**SHORT PROBLEM:**
Repeat the material below exactly, with no pictures.

___ MATERIAL ___

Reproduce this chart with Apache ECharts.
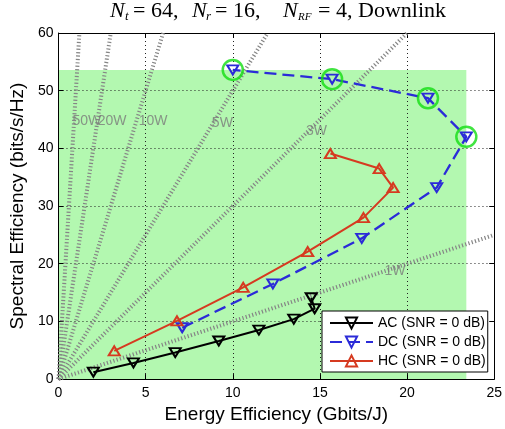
<!DOCTYPE html>
<html><head><meta charset="utf-8">
<script src="https://cdn.jsdelivr.net/npm/echarts@6/dist/echarts.min.js"></script>
<style>html,body{margin:0;padding:0;background:#fff}#c{width:505px;height:429px}</style>
</head><body><div id="c"></div>
<script>
// ---- data ----
const acData = [[2.0,1.2],[4.3,2.8],[6.7,4.6],[9.2,6.6],[11.5,8.5],[13.5,10.4],[14.7,12.2],[14.5,14.1]];
const dcData = [[7.1,8.9],[12.3,16.5],[17.4,24.4],[21.7,33.2],[23.4,42.0],[21.2,48.7],[15.7,52.0],[10.0,53.6]];
const hcData = [[3.2,4.9],[6.8,10.1],[10.6,15.9],[14.3,22.1],[17.5,28.0],[19.2,33.2],[18.4,36.5],[15.6,39.1]];
const highlightIdx = [4,5,6,7];            // circled DC points
const powerLevels = [1,3,5,10,20,50];      // W
const powerLabels = ['1W','3W','5W','10W','20W','50W'];
const powerLabelPos = [[18.7,18.7],[14.2,43.0],[8.8,44.3],[4.6,44.8],[2.25,44.8],[0.8,44.8]];
const xRange = [0,25], xStep = 5;
const yRange = [0,60], yStep = 10;
const legendNames = ['AC (SNR = 0 dB)','DC (SNR = 0 dB)','HC (SNR = 0 dB)'];
const xName = 'Energy Efficiency (Gbits/J)';
const yName = 'Spectral Efficiency (bits/s/Hz)';

// ---- build ----
const sans = 'Liberation Sans, Arial, sans-serif';
const serif = 'Liberation Serif, Times New Roman, serif';
const maxEE = Math.max(...dcData.map(d=>d[0]));
const maxSE = Math.max(...dcData.map(d=>d[1]));

const powerSeries = powerLevels.map((p,i)=>{
  const xe = Math.min(xRange[1], yRange[1]/p);
  return {
    type:'line', name:'p'+p, data:[[0,0],[xe,xe*p]], symbol:'none', z:1, silent:true,
    lineStyle:{color:'#858585', width:4, type:[1.2,2.2]}, clip:true
  };
});

const axisCommon = {
  type:'value',
  axisLine:{onZero:false, lineStyle:{color:'#000', width:1}},
  axisTick:{inside:true, length:5, lineStyle:{color:'#000'}},
};

const mk = (o)=>Object.assign({fontFamily:serif, fontSize:22, lineHeight:24, color:'#000', fontWeight:'normal'}, o);
const sub = (o)=>Object.assign({fontFamily:serif, fontStyle:'italic', fontSize:13, lineHeight:13, padding:[11,0,0,0], verticalAlign:'bottom', color:'#000', fontWeight:'normal'}, o);

const option = {
  animation:false,
  backgroundColor:'#fff',
  title:{
    left:110, top:-1, padding:0,
    text:'{n1|N}{s1|t}{e1|= 64,}{n2|N}{s2|r}{e2|= 16,}{n3|N}{s3|RF}{e3|= 4,}{d|Downlink}',
    textStyle:{
      fontWeight:'normal',
      rich:{
        n1:mk({fontStyle:'italic', width:15}),
        s1:sub({width:8}),
        e1:mk({width:59}),
        n2:mk({fontStyle:'italic', width:14}),
        s2:sub({width:9}),
        e2:mk({width:68}),
        n3:mk({fontStyle:'italic', width:15}),
        s3:sub({width:20, fontSize:11}),
        e3:mk({width:40}),
        d:mk({})
      }
    }
  },
  grid:{left:54.5, top:33, width:444.5, height:349, containLabel:false},
  legend:{
    data:legendNames, orient:'vertical', left:322, top:311,
    backgroundColor:'#fff', borderColor:'#000', borderWidth:1, borderRadius:0,
    padding:[5,2,4,7], itemGap:5, itemWidth:43, itemHeight:14,
    textStyle:{fontFamily:sans, fontSize:14, color:'#000'}
  },
  xAxis:[
    Object.assign({}, axisCommon, {
      min:xRange[0], max:xRange[1], interval:xStep, position:'bottom',
      axisLabel:{fontFamily:sans, fontSize:14, color:'#000', margin:7},
      splitLine:{show:true, lineStyle:{color:'#222', width:1, type:[1,3]}},
      name:xName, nameLocation:'middle', nameGap:24,
      nameTextStyle:{fontFamily:sans, fontSize:19, color:'#000'}
    }),
    Object.assign({}, axisCommon, {
      min:xRange[0], max:xRange[1], interval:xStep, position:'top',
      axisLabel:{show:false}, splitLine:{show:false}
    })
  ],
  yAxis:[
    Object.assign({}, axisCommon, {
      min:yRange[0], max:yRange[1], interval:yStep, position:'left',
      axisLabel:{fontFamily:sans, fontSize:14, color:'#000', margin:5},
      splitLine:{show:true, lineStyle:{color:'#222', width:1, type:[1,3]}},
      name:yName, nameLocation:'middle', nameGap:28,
      nameTextStyle:{fontFamily:sans, fontSize:19, color:'#000'}
    }),
    Object.assign({}, axisCommon, {
      min:yRange[0], max:yRange[1], interval:yStep, position:'right',
      axisLabel:{show:false}, splitLine:{show:false}
    })
  ],
  series:[
    {
      type:'custom', name:'region', z:-1, silent:true,
      data:[[maxEE,maxSE]],
      renderItem:(params, api)=>{
        const p0 = api.coord([0,0]);
        const p1 = api.coord([api.value(0), api.value(1)]);
        return {type:'rect', shape:{x:p0[0], y:p1[1], width:p1[0]-p0[0], height:p0[1]-p1[1]},
                style:{fill:'#b3f8b0'}};
      }
    },
    ...powerSeries,
    {
      type:'scatter', name:'plabels', silent:true, z:2, symbolSize:0,
      data:powerLabelPos.map((p,i)=>({value:p, label:{formatter:powerLabels[i]}})),
      label:{show:true, position:'right', distance:0, color:'#7a7a7a', fontFamily:sans, fontSize:14}
    },
    {
      type:'line', name:legendNames[0], data:acData, z:3, color:'#000',
      symbol:'triangle', symbolRotate:180, symbolSize:[11,9],
      lineStyle:{color:'#000', width:2},
      itemStyle:{color:'rgba(0,0,0,0)', borderColor:'#000', borderWidth:2}
    },
    {
      type:'line', name:legendNames[1], data:dcData, z:3, color:'#2b2bd8',
      symbol:'triangle', symbolRotate:180, symbolSize:[11,9],
      lineStyle:{color:'#2b2bd8', width:2.3, type:[12,6]},
      itemStyle:{color:'rgba(0,0,0,0)', borderColor:'#2b2bd8', borderWidth:2}
    },
    {
      type:'line', name:legendNames[2], data:hcData, z:3, color:'#d63a20',
      symbol:'triangle', symbolSize:[11,9],
      lineStyle:{color:'#d63a20', width:2},
      itemStyle:{color:'rgba(0,0,0,0)', borderColor:'#d63a20', borderWidth:2}
    },
    {
      type:'scatter', name:'pareto', z:4, silent:true,
      data:highlightIdx.map(i=>dcData[i]),
      symbol:'circle', symbolSize:20,
      itemStyle:{color:'rgba(0,0,0,0)', borderColor:'#11dd11', borderWidth:2.5}
    }
  ]
};
const chart = echarts.init(document.getElementById('c'), null, {renderer:'canvas'});
chart.setOption(option);
</script>
</body></html>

___

**FINAL ANSWER:**
Reproduce this chart with Apache ECharts.
<!DOCTYPE html>
<html><head><meta charset="utf-8">
<script src="https://cdn.jsdelivr.net/npm/echarts@6/dist/echarts.min.js"></script>
<style>html,body{margin:0;padding:0;background:#fff}#c{width:505px;height:429px}</style>
</head><body><div id="c"></div>
<script>
// ---- data ----
const acData = [[2.0,1.2],[4.3,2.8],[6.7,4.6],[9.2,6.6],[11.5,8.5],[13.5,10.4],[14.7,12.2],[14.5,14.1]];
const dcData = [[7.1,8.9],[12.3,16.5],[17.4,24.4],[21.7,33.2],[23.4,42.0],[21.2,48.7],[15.7,52.0],[10.0,53.6]];
const hcData = [[3.2,4.9],[6.8,10.1],[10.6,15.9],[14.3,22.1],[17.5,28.0],[19.2,33.2],[18.4,36.5],[15.6,39.1]];
const highlightIdx = [4,5,6,7];            // circled DC points
const powerLevels = [1,3,5,10,20,50];      // W
const powerLabels = ['1W','3W','5W','10W','20W','50W'];
const powerLabelPos = [[18.7,18.7],[14.2,43.0],[8.8,44.3],[4.6,44.8],[2.25,44.8],[0.8,44.8]];
const xRange = [0,25], xStep = 5;
const yRange = [0,60], yStep = 10;
const legendNames = ['AC (SNR = 0 dB)','DC (SNR = 0 dB)','HC (SNR = 0 dB)'];
const xName = 'Energy Efficiency (Gbits/J)';
const yName = 'Spectral Efficiency (bits/s/Hz)';

// ---- build ----
const sans = 'Liberation Sans, Arial, sans-serif';
const serif = 'Liberation Serif, Times New Roman, serif';
const maxEE = Math.max(...dcData.map(d=>d[0]));
const maxSE = Math.max(...dcData.map(d=>d[1]));

const powerSeries = powerLevels.map((p,i)=>{
  const xe = Math.min(xRange[1], yRange[1]/p);
  return {
    type:'line', name:'p'+p, data:[[0,0],[xe,xe*p]], symbol:'none', z:1, silent:true,
    lineStyle:{color:'#858585', width:4, type:[1.2,2.2]}, clip:true
  };
});

const axisCommon = {
  type:'value',
  axisLine:{onZero:false, lineStyle:{color:'#000', width:1}},
  axisTick:{inside:true, length:5, lineStyle:{color:'#000'}},
};

const mk = (o)=>Object.assign({fontFamily:serif, fontSize:22, lineHeight:24, color:'#000', fontWeight:'normal'}, o);
const sub = (o)=>Object.assign({fontFamily:serif, fontStyle:'italic', fontSize:13, lineHeight:13, padding:[11,0,0,0], verticalAlign:'bottom', color:'#000', fontWeight:'normal'}, o);

const option = {
  animation:false,
  backgroundColor:'#fff',
  title:{
    left:110, top:-1, padding:0,
    text:'{n1|N}{s1|t}{e1|= 64,}{n2|N}{s2|r}{e2|= 16,}{n3|N}{s3|RF}{e3|= 4,}{d|Downlink}',
    textStyle:{
      fontWeight:'normal',
      rich:{
        n1:mk({fontStyle:'italic', width:15}),
        s1:sub({width:8}),
        e1:mk({width:59}),
        n2:mk({fontStyle:'italic', width:14}),
        s2:sub({width:9}),
        e2:mk({width:68}),
        n3:mk({fontStyle:'italic', width:15}),
        s3:sub({width:20, fontSize:11}),
        e3:mk({width:40}),
        d:mk({})
      }
    }
  },
  grid:{left:54.5, top:33, width:444.5, height:349, containLabel:false},
  legend:{
    data:legendNames, orient:'vertical', left:322, top:311,
    backgroundColor:'#fff', borderColor:'#000', borderWidth:1, borderRadius:0,
    padding:[5,2,4,7], itemGap:5, itemWidth:43, itemHeight:14,
    textStyle:{fontFamily:sans, fontSize:14, color:'#000'}
  },
  xAxis:[
    Object.assign({}, axisCommon, {
      min:xRange[0], max:xRange[1], interval:xStep, position:'bottom',
      axisLabel:{fontFamily:sans, fontSize:14, color:'#000', margin:7},
      splitLine:{show:true, lineStyle:{color:'#222', width:1, type:[1,3]}},
      name:xName, nameLocation:'middle', nameGap:24,
      nameTextStyle:{fontFamily:sans, fontSize:19, color:'#000'}
    }),
    Object.assign({}, axisCommon, {
      min:xRange[0], max:xRange[1], interval:xStep, position:'top',
      axisLabel:{show:false}, splitLine:{show:false}
    })
  ],
  yAxis:[
    Object.assign({}, axisCommon, {
      min:yRange[0], max:yRange[1], interval:yStep, position:'left',
      axisLabel:{fontFamily:sans, fontSize:14, color:'#000', margin:5},
      splitLine:{show:true, lineStyle:{color:'#222', width:1, type:[1,3]}},
      name:yName, nameLocation:'middle', nameGap:28,
      nameTextStyle:{fontFamily:sans, fontSize:19, color:'#000'}
    }),
    Object.assign({}, axisCommon, {
      min:yRange[0], max:yRange[1], interval:yStep, position:'right',
      axisLabel:{show:false}, splitLine:{show:false}
    })
  ],
  series:[
    {
      type:'custom', name:'region', z:-1, silent:true,
      data:[[maxEE,maxSE]],
      renderItem:(params, api)=>{
        const p0 = api.coord([0,0]);
        const p1 = api.coord([api.value(0), api.value(1)]);
        return {type:'rect', shape:{x:p0[0], y:p1[1], width:p1[0]-p0[0], height:p0[1]-p1[1]},
                style:{fill:'#b3f8b0'}};
      }
    },
    ...powerSeries,
    {
      type:'scatter', name:'plabels', silent:true, z:2, symbolSize:0,
      data:powerLabelPos.map((p,i)=>({value:p, label:{formatter:powerLabels[i]}})),
      label:{show:true, position:'right', distance:0, color:'#7a7a7a', fontFamily:sans, fontSize:14}
    },
    {
      type:'line', name:legendNames[0], data:acData, z:3, color:'#000',
      symbol:'triangle', symbolRotate:180, symbolSize:[11,9],
      lineStyle:{color:'#000', width:2},
      itemStyle:{color:'rgba(0,0,0,0)', borderColor:'#000', borderWidth:2}
    },
    {
      type:'line', name:legendNames[1], data:dcData, z:3, color:'#2b2bd8',
      symbol:'triangle', symbolRotate:180, symbolSize:[11,9],
      lineStyle:{color:'#2b2bd8', width:2.3, type:[12,6]},
      itemStyle:{color:'rgba(0,0,0,0)', borderColor:'#2b2bd8', borderWidth:2}
    },
    {
      type:'line', name:legendNames[2], data:hcData, z:3, color:'#d63a20',
      symbol:'triangle', symbolSize:[11,9],
      lineStyle:{color:'#d63a20', width:2},
      itemStyle:{color:'rgba(0,0,0,0)', borderColor:'#d63a20', borderWidth:2}
    },
    {
      type:'scatter', name:'pareto', z:4, silent:true,
      data:highlightIdx.map(i=>dcData[i]),
      symbol:'circle', symbolSize:20,
      itemStyle:{color:'rgba(0,0,0,0)', borderColor:'#11dd11', borderWidth:2.5}
    }
  ]
};
const chart = echarts.init(document.getElementById('c'), null, {renderer:'canvas'});
chart.setOption(option);
</script>
</body></html>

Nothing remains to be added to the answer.